■ Set problem: Retype the lines beneath this one, from the first through the line containing "(0,0) rectangle (1303,1120);". Pictures are left out.

■ Exercise materials:
----------------

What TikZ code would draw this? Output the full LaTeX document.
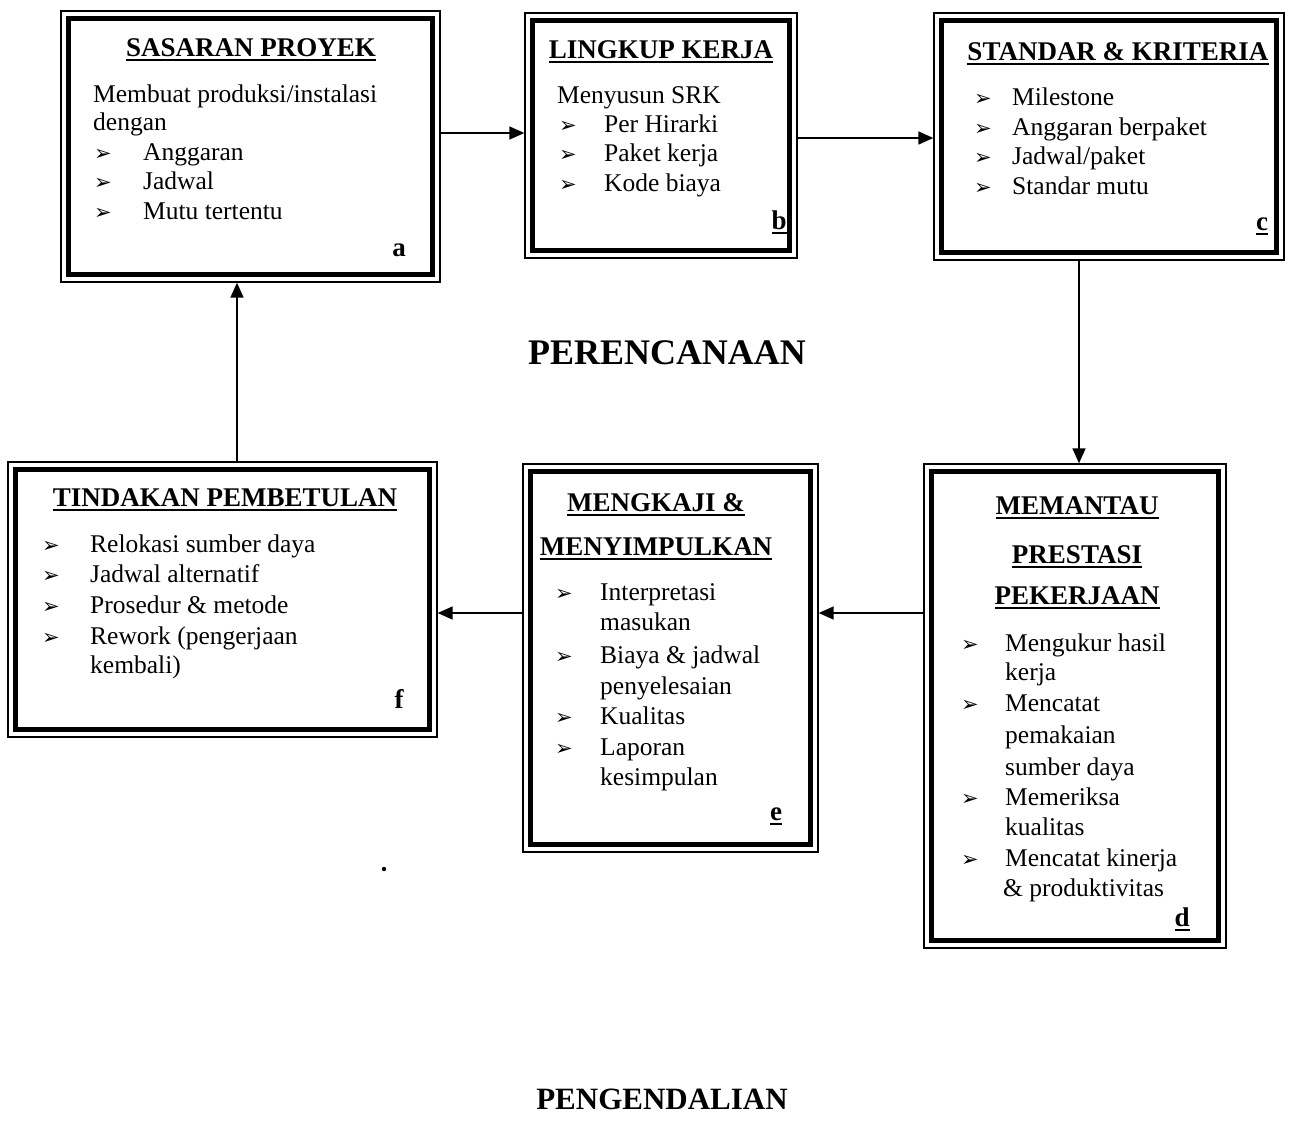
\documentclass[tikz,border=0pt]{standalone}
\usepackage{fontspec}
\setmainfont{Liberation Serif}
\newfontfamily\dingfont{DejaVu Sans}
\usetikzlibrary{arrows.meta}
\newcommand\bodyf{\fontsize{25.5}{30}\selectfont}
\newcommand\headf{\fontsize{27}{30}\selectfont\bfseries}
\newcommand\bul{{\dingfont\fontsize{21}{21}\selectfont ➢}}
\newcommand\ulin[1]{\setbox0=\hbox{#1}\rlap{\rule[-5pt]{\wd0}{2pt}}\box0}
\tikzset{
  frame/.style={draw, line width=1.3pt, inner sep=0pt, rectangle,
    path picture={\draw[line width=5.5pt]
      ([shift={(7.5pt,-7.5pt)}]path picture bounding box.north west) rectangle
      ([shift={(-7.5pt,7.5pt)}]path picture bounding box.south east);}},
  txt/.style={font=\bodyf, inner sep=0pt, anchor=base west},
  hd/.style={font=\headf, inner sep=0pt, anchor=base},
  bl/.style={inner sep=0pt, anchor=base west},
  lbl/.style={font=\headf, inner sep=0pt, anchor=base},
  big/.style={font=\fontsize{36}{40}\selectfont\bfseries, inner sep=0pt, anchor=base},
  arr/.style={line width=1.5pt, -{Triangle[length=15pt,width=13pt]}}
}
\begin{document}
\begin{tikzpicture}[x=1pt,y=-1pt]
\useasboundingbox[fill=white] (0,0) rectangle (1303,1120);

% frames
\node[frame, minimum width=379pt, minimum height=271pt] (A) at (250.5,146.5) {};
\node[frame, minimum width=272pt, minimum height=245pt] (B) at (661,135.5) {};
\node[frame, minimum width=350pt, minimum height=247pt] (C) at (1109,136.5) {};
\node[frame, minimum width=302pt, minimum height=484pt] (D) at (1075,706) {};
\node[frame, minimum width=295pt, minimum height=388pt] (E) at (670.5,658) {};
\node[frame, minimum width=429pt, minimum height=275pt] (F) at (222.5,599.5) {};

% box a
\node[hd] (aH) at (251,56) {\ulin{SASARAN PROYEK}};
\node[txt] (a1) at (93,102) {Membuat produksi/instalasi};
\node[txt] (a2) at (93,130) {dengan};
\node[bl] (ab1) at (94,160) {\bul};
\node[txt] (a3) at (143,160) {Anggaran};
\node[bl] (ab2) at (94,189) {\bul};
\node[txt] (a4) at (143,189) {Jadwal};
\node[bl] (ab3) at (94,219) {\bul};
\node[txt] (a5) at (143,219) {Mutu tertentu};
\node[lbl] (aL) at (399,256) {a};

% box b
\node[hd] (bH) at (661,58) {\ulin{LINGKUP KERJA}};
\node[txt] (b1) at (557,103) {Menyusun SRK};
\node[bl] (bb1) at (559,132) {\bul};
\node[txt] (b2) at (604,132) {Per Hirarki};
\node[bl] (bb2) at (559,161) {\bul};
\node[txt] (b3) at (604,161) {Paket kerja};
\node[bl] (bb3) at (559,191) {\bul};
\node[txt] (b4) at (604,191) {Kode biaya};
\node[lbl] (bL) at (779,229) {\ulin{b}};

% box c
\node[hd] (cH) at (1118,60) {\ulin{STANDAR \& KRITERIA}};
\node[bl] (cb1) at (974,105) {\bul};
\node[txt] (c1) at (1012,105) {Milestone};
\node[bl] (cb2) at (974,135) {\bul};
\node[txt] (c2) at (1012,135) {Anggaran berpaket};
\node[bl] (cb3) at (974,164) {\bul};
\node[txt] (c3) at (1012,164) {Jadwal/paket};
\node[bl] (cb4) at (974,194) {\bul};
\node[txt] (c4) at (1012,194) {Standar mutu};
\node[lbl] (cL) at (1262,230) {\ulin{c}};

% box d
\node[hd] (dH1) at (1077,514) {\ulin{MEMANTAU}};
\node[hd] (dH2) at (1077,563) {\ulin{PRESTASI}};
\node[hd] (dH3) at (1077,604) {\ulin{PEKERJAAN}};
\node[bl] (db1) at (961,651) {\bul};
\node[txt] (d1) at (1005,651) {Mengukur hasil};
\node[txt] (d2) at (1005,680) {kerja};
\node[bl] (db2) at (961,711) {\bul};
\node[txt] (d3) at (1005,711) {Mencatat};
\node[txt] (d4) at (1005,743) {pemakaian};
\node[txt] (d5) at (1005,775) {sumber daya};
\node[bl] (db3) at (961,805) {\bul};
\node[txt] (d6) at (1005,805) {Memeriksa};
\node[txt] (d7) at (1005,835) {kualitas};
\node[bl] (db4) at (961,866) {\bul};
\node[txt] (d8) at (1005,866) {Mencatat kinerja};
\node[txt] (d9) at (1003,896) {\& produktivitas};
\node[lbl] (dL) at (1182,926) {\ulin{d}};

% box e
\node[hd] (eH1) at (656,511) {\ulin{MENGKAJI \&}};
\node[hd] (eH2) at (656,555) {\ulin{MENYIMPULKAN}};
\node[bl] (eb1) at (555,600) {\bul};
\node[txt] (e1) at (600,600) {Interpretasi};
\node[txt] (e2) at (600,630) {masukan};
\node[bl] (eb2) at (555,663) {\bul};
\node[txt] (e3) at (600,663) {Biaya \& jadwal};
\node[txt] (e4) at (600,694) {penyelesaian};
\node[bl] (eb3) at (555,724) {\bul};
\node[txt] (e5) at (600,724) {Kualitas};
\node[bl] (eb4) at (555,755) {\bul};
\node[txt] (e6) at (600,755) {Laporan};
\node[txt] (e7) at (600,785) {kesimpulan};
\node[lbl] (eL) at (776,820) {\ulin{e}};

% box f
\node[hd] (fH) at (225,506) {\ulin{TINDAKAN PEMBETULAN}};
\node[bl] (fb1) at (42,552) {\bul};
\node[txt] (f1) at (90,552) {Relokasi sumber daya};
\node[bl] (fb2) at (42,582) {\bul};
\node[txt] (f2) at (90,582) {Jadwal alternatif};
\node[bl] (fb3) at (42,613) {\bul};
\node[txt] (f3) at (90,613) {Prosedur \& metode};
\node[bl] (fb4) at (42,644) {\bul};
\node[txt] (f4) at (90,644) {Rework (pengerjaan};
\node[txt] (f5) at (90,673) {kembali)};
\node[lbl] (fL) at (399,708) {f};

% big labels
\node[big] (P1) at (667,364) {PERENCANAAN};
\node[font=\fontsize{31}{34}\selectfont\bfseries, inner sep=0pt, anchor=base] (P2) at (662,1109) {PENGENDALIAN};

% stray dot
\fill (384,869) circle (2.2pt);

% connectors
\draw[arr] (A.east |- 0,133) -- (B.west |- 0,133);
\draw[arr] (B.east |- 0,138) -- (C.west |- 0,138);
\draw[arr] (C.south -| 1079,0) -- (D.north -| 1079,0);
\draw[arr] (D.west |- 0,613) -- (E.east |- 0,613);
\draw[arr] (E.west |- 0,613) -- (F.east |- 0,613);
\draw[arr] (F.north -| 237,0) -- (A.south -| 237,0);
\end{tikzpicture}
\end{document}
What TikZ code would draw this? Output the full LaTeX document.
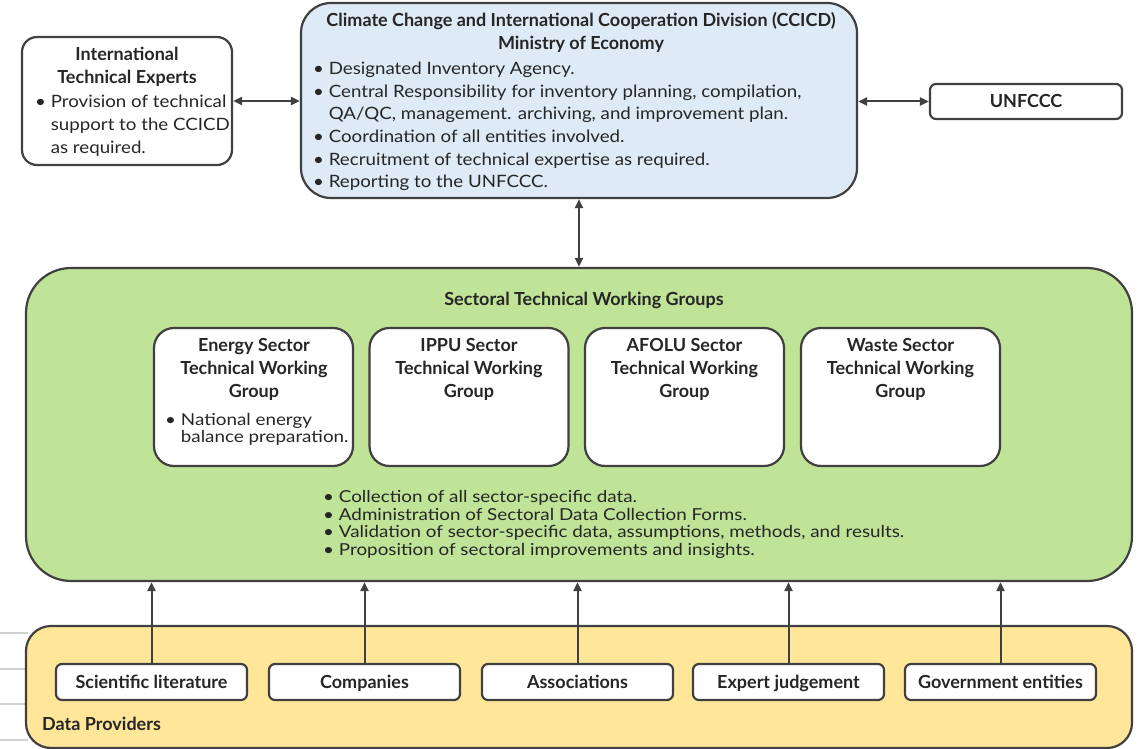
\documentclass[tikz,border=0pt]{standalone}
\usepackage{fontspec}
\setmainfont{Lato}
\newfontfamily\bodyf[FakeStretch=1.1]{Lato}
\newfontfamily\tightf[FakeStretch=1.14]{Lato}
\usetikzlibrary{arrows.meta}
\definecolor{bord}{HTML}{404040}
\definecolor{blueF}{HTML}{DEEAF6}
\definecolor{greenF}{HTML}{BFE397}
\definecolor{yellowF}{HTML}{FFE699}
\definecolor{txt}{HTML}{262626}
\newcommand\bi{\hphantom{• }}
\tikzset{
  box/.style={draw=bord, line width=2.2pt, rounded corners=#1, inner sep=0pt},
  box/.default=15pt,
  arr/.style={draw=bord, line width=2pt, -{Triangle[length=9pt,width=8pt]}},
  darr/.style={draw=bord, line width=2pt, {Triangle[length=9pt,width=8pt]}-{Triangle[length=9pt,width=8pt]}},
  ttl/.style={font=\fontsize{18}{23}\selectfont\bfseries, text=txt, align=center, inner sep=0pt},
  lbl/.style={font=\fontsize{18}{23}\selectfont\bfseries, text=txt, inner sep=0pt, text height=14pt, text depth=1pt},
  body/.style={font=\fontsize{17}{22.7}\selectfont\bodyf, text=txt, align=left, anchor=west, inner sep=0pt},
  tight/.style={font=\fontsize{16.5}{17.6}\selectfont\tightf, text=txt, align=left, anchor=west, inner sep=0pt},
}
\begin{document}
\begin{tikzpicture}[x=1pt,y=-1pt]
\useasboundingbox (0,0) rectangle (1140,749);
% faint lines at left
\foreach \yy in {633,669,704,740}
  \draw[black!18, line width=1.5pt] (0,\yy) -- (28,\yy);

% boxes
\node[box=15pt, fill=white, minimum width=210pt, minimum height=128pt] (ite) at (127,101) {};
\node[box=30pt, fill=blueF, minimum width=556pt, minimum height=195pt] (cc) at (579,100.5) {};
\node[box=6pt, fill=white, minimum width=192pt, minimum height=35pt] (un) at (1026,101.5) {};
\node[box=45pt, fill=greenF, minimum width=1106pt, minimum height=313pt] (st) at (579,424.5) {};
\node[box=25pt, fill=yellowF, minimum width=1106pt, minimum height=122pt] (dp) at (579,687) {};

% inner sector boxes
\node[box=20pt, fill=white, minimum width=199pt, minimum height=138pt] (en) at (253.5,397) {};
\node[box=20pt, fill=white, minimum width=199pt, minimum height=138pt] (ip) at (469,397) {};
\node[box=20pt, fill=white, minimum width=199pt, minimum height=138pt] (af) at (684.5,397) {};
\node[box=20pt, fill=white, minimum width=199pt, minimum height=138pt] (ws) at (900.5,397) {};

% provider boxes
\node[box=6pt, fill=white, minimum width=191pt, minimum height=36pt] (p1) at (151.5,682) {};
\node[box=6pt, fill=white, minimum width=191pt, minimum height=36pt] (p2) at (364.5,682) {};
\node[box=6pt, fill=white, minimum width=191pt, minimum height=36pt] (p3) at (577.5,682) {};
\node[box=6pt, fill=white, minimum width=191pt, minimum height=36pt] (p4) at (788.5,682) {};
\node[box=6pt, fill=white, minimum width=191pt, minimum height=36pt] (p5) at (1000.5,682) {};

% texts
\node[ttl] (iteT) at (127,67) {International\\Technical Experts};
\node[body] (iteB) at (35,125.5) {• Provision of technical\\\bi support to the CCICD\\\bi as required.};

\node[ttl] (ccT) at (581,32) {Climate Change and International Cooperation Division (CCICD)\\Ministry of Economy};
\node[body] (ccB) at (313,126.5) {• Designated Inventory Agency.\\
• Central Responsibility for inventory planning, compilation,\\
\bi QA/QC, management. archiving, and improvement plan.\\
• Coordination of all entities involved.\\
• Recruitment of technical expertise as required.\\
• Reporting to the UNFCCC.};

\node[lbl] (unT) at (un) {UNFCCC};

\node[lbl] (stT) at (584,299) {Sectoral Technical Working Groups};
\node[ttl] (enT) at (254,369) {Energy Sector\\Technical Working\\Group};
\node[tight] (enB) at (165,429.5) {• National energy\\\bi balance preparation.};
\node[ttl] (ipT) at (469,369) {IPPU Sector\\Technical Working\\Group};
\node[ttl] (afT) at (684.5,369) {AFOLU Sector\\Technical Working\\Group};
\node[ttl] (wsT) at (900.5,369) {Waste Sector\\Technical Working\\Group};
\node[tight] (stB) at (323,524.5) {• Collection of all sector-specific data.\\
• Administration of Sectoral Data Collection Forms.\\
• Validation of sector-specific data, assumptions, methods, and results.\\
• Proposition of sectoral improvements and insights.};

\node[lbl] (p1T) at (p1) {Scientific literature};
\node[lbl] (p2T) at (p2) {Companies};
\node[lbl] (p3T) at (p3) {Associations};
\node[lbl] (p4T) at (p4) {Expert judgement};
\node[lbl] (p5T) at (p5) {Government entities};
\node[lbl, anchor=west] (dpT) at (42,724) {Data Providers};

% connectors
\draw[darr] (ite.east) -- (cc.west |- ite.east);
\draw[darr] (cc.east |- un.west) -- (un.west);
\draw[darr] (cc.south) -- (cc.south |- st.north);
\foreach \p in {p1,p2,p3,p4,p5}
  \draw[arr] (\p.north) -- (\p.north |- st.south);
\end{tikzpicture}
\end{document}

----------------

■ Task output:
What TikZ code would draw this? Output the full LaTeX document.
\documentclass[tikz,border=0pt]{standalone}
\usepackage{fontspec}
\setmainfont{Liberation Serif}
\newfontfamily\dingfont{DejaVu Sans}
\usetikzlibrary{arrows.meta}
\newcommand\bodyf{\fontsize{25.5}{30}\selectfont}
\newcommand\headf{\fontsize{27}{30}\selectfont\bfseries}
\newcommand\bul{{\dingfont\fontsize{21}{21}\selectfont ➢}}
\newcommand\ulin[1]{\setbox0=\hbox{#1}\rlap{\rule[-5pt]{\wd0}{2pt}}\box0}
\tikzset{
  frame/.style={draw, line width=1.3pt, inner sep=0pt, rectangle,
    path picture={\draw[line width=5.5pt]
      ([shift={(7.5pt,-7.5pt)}]path picture bounding box.north west) rectangle
      ([shift={(-7.5pt,7.5pt)}]path picture bounding box.south east);}},
  txt/.style={font=\bodyf, inner sep=0pt, anchor=base west},
  hd/.style={font=\headf, inner sep=0pt, anchor=base},
  bl/.style={inner sep=0pt, anchor=base west},
  lbl/.style={font=\headf, inner sep=0pt, anchor=base},
  big/.style={font=\fontsize{36}{40}\selectfont\bfseries, inner sep=0pt, anchor=base},
  arr/.style={line width=1.5pt, -{Triangle[length=15pt,width=13pt]}}
}
\begin{document}
\begin{tikzpicture}[x=1pt,y=-1pt]
\useasboundingbox[fill=white] (0,0) rectangle (1303,1120);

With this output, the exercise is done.